Attachment to the same thought wearies and destroys the mind of man. Hence for the solidity and permanence of the pleasure of love, it is sometimes necessary not to know that we love; and this is not to be guilty of an infidelity, for we do not therefore love another; it is to regain strength in order to love the better.
That's what they all say when they're caught cheating. Is it me or does that seem super-duper stereotypically French?

That's probably enough. The next essay in the book is "Of The Geometrical Spirit." But I'll save that one for my anniversary.

Jan 23: The Pascalian triangle

Can you ever really know a triangle? Apparently so! For today’s reading promises, “Pascal Knew Men and Triangles.” I would kill for this knowledge of triangles, which is apparently available without getting high, but I have a feeling we’re going to learn about Men, or, as we call them today, people.

I believe in fact we’re to read his “searching analysis of man’s conceit” from Volume 48 (“Thoughts and Minor Works,” this being one of the latter. You’re not ready for major works when you’re on the Daily Reading Guide.)

First paragraph hits you right between the eyes: “THE ART of persuasion has a necessary relation to the manner in which men are led to consent to that which is proposed to them, and to the conditions of things which it is sought to make them believe.”

It’s going to be a tough eleven pages. I can only hope that this is more persuasive in French.
“Then it is that a doubtful balance is made between truth and pleasure, and that the knowledge of the one and the feeling of the other stir up a combat the success of which is very uncertain, since, in order to judge of it, it would be necessary to know all that passes in the innermost spirit of the man, of which the man himself is scarcely ever conscious.”
I think we know who wins that one these days, assuming they’re still fighting, that is.

I like this: “… So that the art of persuasion consists as much in that of pleasing as in that of convincing, so much more are men governed by caprice than by reason!”

I like the exclamation point particularly. I’m surprised that you’re surprised, Pascal. Having realized that pleasing is more important than convincing, Pascal moves on to talk only about convincing, because it might please us too much if he’s actually helpful.

There now come some rules, and since Pascal has me pegged, I’m pleasure-loving, I confess that I will skip them. This is why I would have been a terrible lawyer.

Now there’s “after having established………” What? It turns out: The rest of the phrase is wanting; and all this second part of the composition, either because it was not redacted by Pascal, or because it has been lost, is found neither in our MS. nor in Father Desmolets

Later in the piece we get this: “The method of not erring is sought by all the world. The logicians profess to guide to it, the geometricians alone attain it, and apart from their science, and the imitations of it, there are no true demonstrations.” It’s nice that Pascal has some school spirit.
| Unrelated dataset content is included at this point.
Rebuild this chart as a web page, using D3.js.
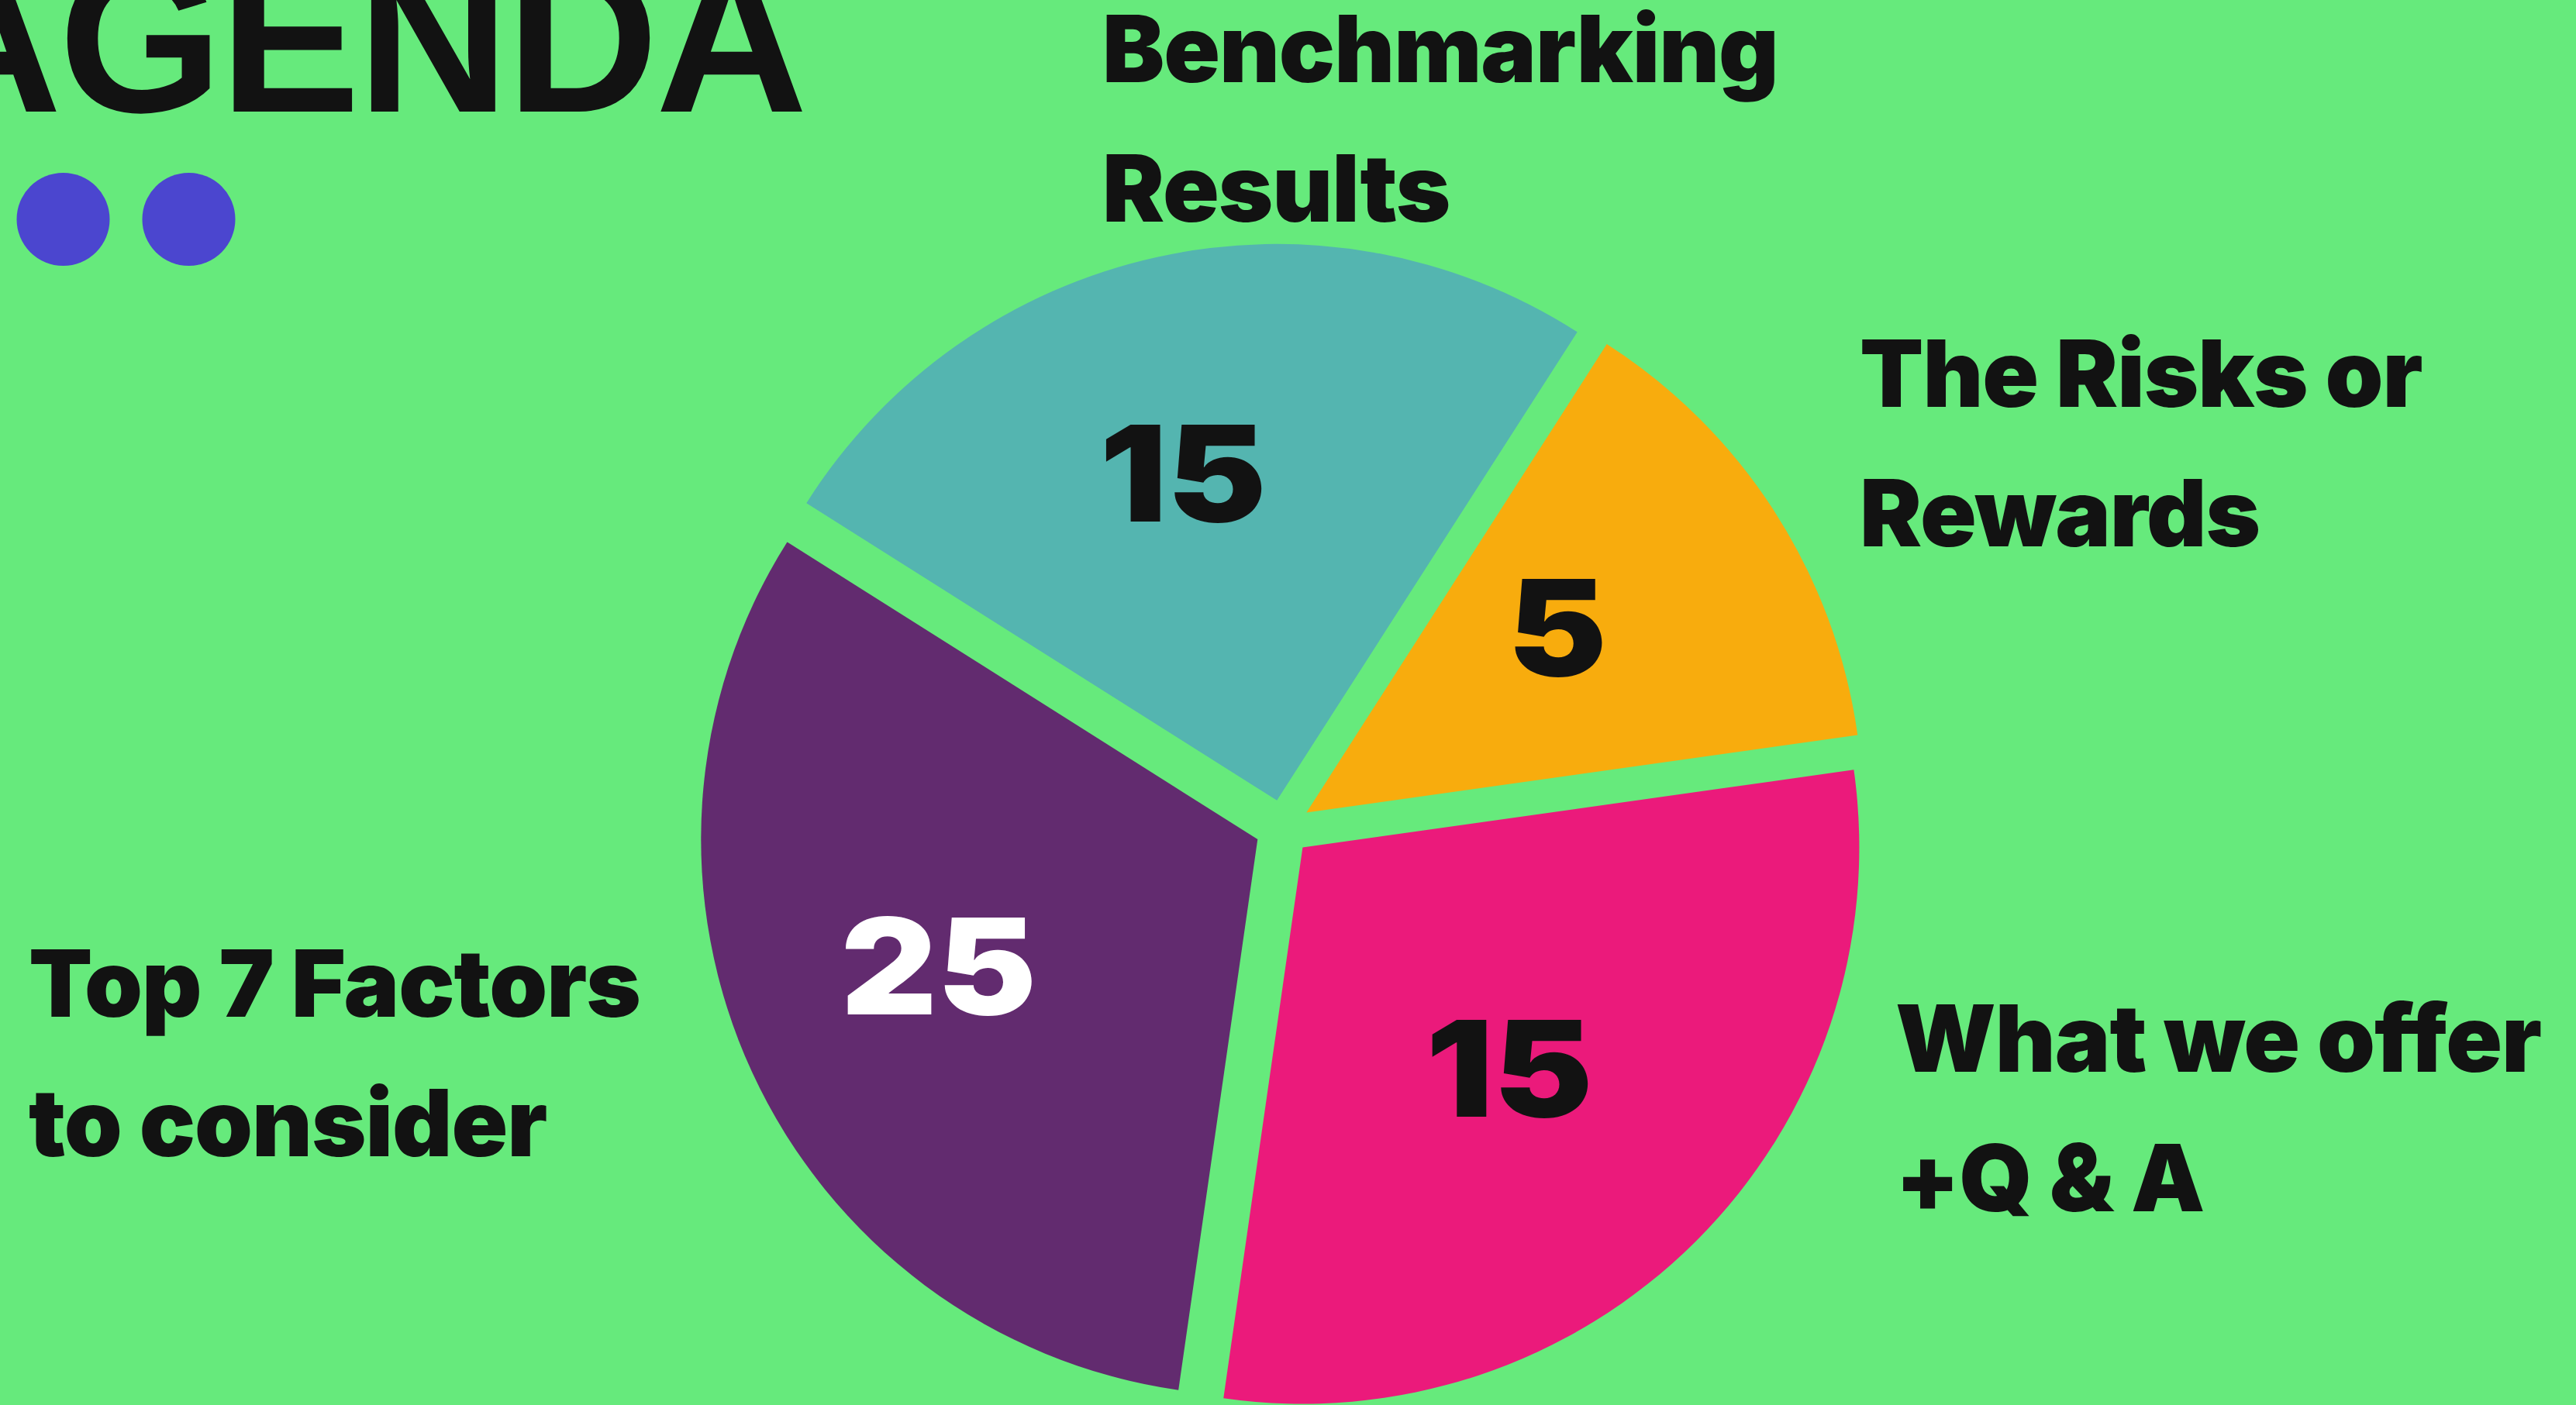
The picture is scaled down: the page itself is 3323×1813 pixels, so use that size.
<!DOCTYPE html>
<html>
<head>
<meta charset="utf-8">
<script src="https://cdn.jsdelivr.net/npm/d3@7"></script>
<style>
  html, body { margin: 0; padding: 0; background: #66ea7c; overflow: hidden; }
  svg { display: block; }
</style>
</head>
<body>
<svg class="agenda-chart"></svg>
<script>
// agenda topics, clockwise from the top-left edge of the pie
var topics = ['Benchmarking Results', 'The Risks or Rewards', 'What we offer +Q & A', 'Top 7 Factors to consider'];
var topicLines = [
  ['Benchmarking', 'Results'],
  ['The Risks or', 'Rewards'],
  ['What we offer', '+Q & A'],
  ['Top 7 Factors', 'to consider']
];
// the numbers printed on the slices (minutes)
var minuteLabels = ['15', '5', '15', '25'];
// share of the circle each slice covers (percent)
var sliceShares = [25.1, 13.7, 29.5, 31.7];

var width = 3323,
  height = 1813;

var svg = d3.select('svg.agenda-chart')
  .attr('width', width)
  .attr('height', height)
  .attr('viewBox', [0, 0, width, height].join(' '));

svg.append('rect')
  .attr('width', width)
  .attr('height', height)
  .attr('fill', '#66ea7c');

// title, pushed off the top-left corner like the original slide
svg.append('text')
  .attr('x', 1038)
  .attr('y', 144)
  .attr('text-anchor', 'end')
  .attr('fill', '#121212')
  .style('font-family', '"Liberation Sans", Arial, sans-serif')
  .style('font-weight', 700)
  .style('font-size', '272px')
  .style('letter-spacing', '-4px')
  .text('AGENDA');

// two decorative dots under the title
svg.selectAll('circle.dot')
  .data([0, 1])
  .enter().append('circle')
  .attr('class', 'dot')
  .attr('cx', function(d) { return 81.5 + d * 162; })
  .attr('cy', 283)
  .attr('r', 60)
  .attr('fill', '#4b46cf');

var cx = 1655,
  cy = 1068,
  radius = 718,
  explode = 36,
  labelRadius = 420,
  // the numbers sit a bit left of / above the slice centroids
  labelNudge = [-30, -12];

var color = d3.scaleOrdinal()
  .domain(topics)
  .range(['#54b5b0', '#f8ac0d', '#eb1a7b', '#622b6f']);

var numberColor = d3.scaleOrdinal()
  .domain(topics)
  .range(['#121212', '#121212', '#121212', '#ffffff']);

var pie = d3.pie()
  .sort(null)
  .value(function(d) { return d.share; })
  .startAngle(-57.7 * Math.PI / 180)
  .endAngle(-57.7 * Math.PI / 180 + 2 * Math.PI);

var arc = d3.arc()
  .innerRadius(0)
  .outerRadius(radius);

var labelArc = d3.arc()
  .innerRadius(labelRadius)
  .outerRadius(labelRadius);

var rows = topics.map(function(t, i) {
  return { topic: t, share: sliceShares[i], minutes: minuteLabels[i] };
});

var slices = svg.append('g')
  .attr('transform', 'translate(' + cx + ',' + cy + ')')
  .selectAll('g.slice')
  .data(pie(rows))
  .enter().append('g')
  .attr('class', 'slice')
  // every slice is pulled out a little along its bisector
  .attr('transform', function(d) {
    var mid = (d.startAngle + d.endAngle) / 2;
    return 'translate(' + (Math.sin(mid) * explode) + ',' + (-Math.cos(mid) * explode) + ')';
  });

slices.append('path')
  .attr('d', arc)
  .attr('fill', function(d) { return color(d.data.topic); });

slices.append('text')
  .attr('transform', function(d) {
    var c = labelArc.centroid(d);
    return 'translate(' + (c[0] + labelNudge[0]) + ',' + (c[1] + labelNudge[1]) + ') scale(1.12,1)';
  })
  .attr('dy', '0.36em')
  .attr('text-anchor', 'middle')
  .attr('fill', function(d) { return numberColor(d.data.topic); })
  .style('font-family', 'Inter, "Liberation Sans", sans-serif')
  .style('font-weight', 900)
  .style('font-size', '172px')
  .text(function(d) { return d.data.minutes; });

// topic captions placed around the pie
var captionAnchors = [[1422, 106], [2399, 525], [2445, 1383], [37, 1312]];
var lineGap = 180;

var captions = svg.selectAll('text.caption')
  .data(topics)
  .enter().append('text')
  .attr('class', 'caption')
  .attr('fill', '#121212')
  .style('font-family', 'Inter, "Liberation Sans", sans-serif')
  .style('font-weight', 900)
  .style('font-size', '120px')
  .style('letter-spacing', '-1px');

captions.selectAll('tspan')
  .data(function(d, i) {
    return topicLines[i].map(function(line, j) {
      return { line: line, x: captionAnchors[i][0], y: captionAnchors[i][1] + j * lineGap };
    });
  })
  .enter().append('tspan')
  .attr('x', function(d) { return d.x; })
  .attr('y', function(d) { return d.y; })
  .text(function(d) { return d.line; });
</script>
</body>
</html>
And then, just as my boredom is almost complete, there is a turn at the end:
The mind must not be forced; artificial and constrained manners fill it with foolish presumption, through unnatural elevation and vain and ridiculous inflation, instead of solid and vigorous nutriment. And one of the principal reasons that diverts those who are entering upon this knowledge so much from the true path which they should follow, is the fancy that they take at the outset that good things are inaccessible, giving them the name of great, lofty, elevated, sublime. This destroys every thing. I would call them low, common, familiar: these names suit them better; I hate such inflated expressions.


Why, he almost sounds American! Or does he sound like we think Americans ought to sound – perhaps Americans are more likely to use the “resplendent kings they were written to please” mode. Or is it both – do the Harvard Classics exist so people can put on airs, or do they exist to take the knowledge away from the people who might put on airs?

Three sides to this story – like a triangle!